The company filed for bankruptcy on Friday. The retailer, which had been in business for 80 years operated more than 60 bridal shops in the U.S. and sold through more than 1,400 other retailers worldwide, according to its site, where a notice was posted announcing the company had halted operations.

The company, which also offered a Disney-licensed line of gowns, intends to liquidate all assets, according to Stearns Weaver Miller, which is representing the retailer. Lawyer Patricia Redmond told the Los Angeles Times Alfred Angelo will seek permission to release any dresses waiting for brides as well as a shipment of dresses from China worth $1.2 million.

The bankruptcy filing lists the number of creditors between 1 and 49 with assets capping out at $50,000 and liabilities ranging from $50 million to $100 million. Several affiliates, including Hacienda Brides, Brides Mart, LP, AA Bridal Midwest, LLC and Piccione Fashion Ltd, all filed for chapter 7 protection as well.

Redmond lists portfolio company Check Asset Management as a top creditor at $54 million and credit card processor Card Connect as another with $5 million outstanding. Others expected to file claims include vendors in China as well as disgruntled brides-to-be.

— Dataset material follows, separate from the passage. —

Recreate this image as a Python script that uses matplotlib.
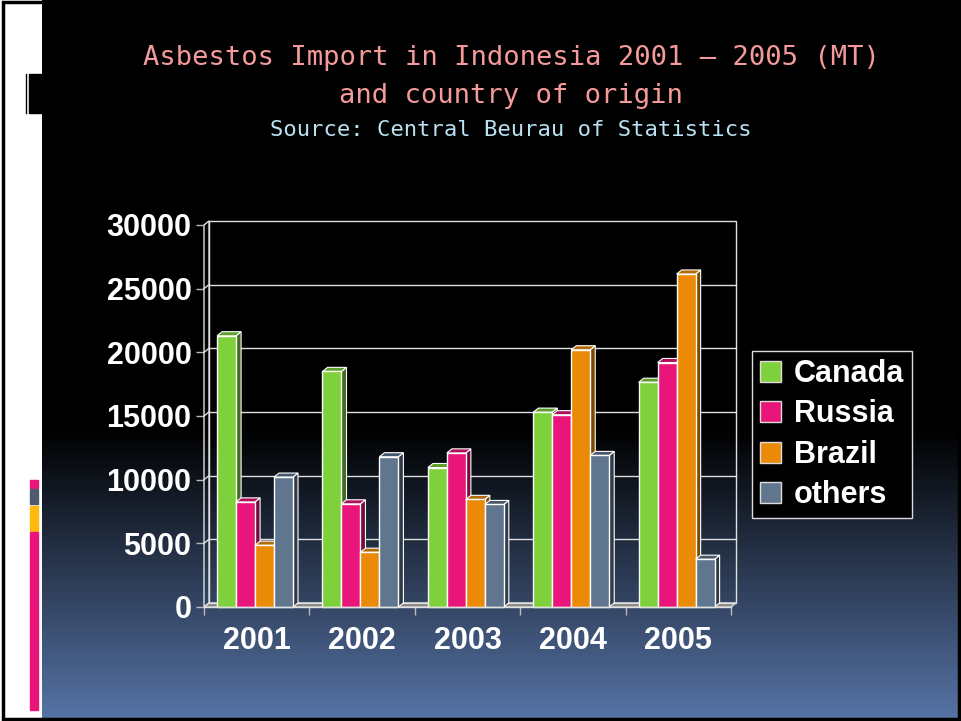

In the company’s post, the retailer asked for patience as it tries to provide information on all orders. But brides-to-be aren’t known for being long-suffering. The Wall Street Journal spoke to a bride and several bridal shops but turned up no obvious reason for the company’s abrupt closure.

One retailer expressed concern that the situation would give independent shops like hers a bad name. “What this does is give brick-and-mortar stores like me that have been in business for 49 years a bad rap,” Sue Maslowski, owner of Jay West Bridal in Haddonfield, N.J., told the publication. “Brides will be reluctant to put deposits down, afraid we’ll go out of business.”